- Theatrical release poster
- Spanish: La vida padre
- Directed by: Joaquín Mazón
- Screenplay by: Joaquín Oristrell
- Produced by: Fernando Bovaira; Urko Errazquin;
- Starring: Karra Elejalde; Enric Auquer; Megan Montaner; Lander Otaola; Maribel Salas; Gorka Aguinagalde; Manuel Burque;
- Cinematography: Ángel Iguácel
- Music by: Vicente Ortiz Gimeno
- Production companies: MOD Pictures; MOD Producciones; Kowalski Films; Lavipa Films AIE;
- Distributed by: Paramount Pictures
- Release dates: 8 September 2022 (Guggenheim Museum Bilbao); 16 September 2022 (Spain);
- Country: Spain
- Language: Spanish

= Two Many Chefs =

Two Many Chefs (La vida padre) is a 2022 Spanish comedy film directed by Joaquín Mazón from a screenplay by Joaquín Oristrell. It stars Enric Auquer and Karra Elejalde along with Megan Montaner.

== Plot ==
The fiction takes place in Bilbao. Mikel, a young cook, meets with his father Juan, who had been missing for 30 years. While trying to keep his restaurant afloat, Mikel has to take care of crazed Juan, a former cook who suffers from a mental condition that prevents him from recognizing neither the aforementioned time gap nor his son Mikel.

== Production ==
The screenplay was penned by Joaquín Oristrell. It was produced by MOD Pictures, MOD Producciones, Kowalski Films and Lavipa Films, with participation by Movistar+, RTVE, and ETB. It was shot in Bilbao.

== Release ==
The film made its world premiere at the Guggenheim Museum Bilbao on 8 September 2022. Distributed by Paramount Pictures Spain, it was theatrically released in Spain on 16 September 2022.

== Reception ==
Marta Medina of El Confidencial deemed the film to be "a gentle comedy with a touch of drama and emotion" delivering the audience "an hour and a half of endearing entertainment with little more pretension than to entertain and move".

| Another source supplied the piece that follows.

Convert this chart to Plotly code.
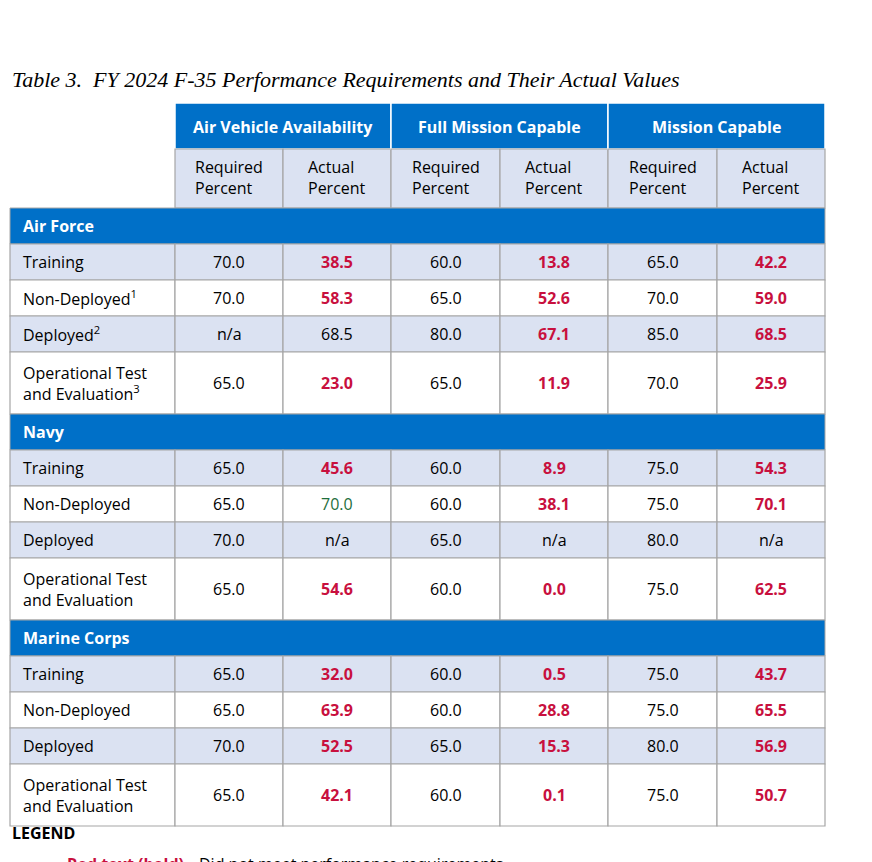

Raquel Hernández Luján of HobbyConsolas rated the film 67 out of 100 points ("acceptable"), highlighting the lead duo featuring awesome chemistry, considering that, barring a couple of tonally misplaced gags that are not funny at all, the film meets its purpose, otherwise also featuring a good closure.

Pablo Vázquez of Fotogramas rated it 3 out of 5 stars, considering the balance achieved between laughter and disenchantment to be commendable, highlighting the lead duo of Elejalde and Auquer as the best thing about the film, whilst citing as flaws elements such as the dull love subplot and the limited play gotten out of the supporting cast.

Andrea G. Bermejo of Cinemanía rated it 3 out of 5 stars, deeming Auquer and Elejalde to be the "main dish" of the 'feel-good' movie.

Manuel J. Lombardo of Diario de Sevilla rated the film 3 out of 5 stars, assessing the film to be an oedipal situational comedy with the haute cuisine as a parodical backdrop and an estupendous Karra Elejalde as the main show.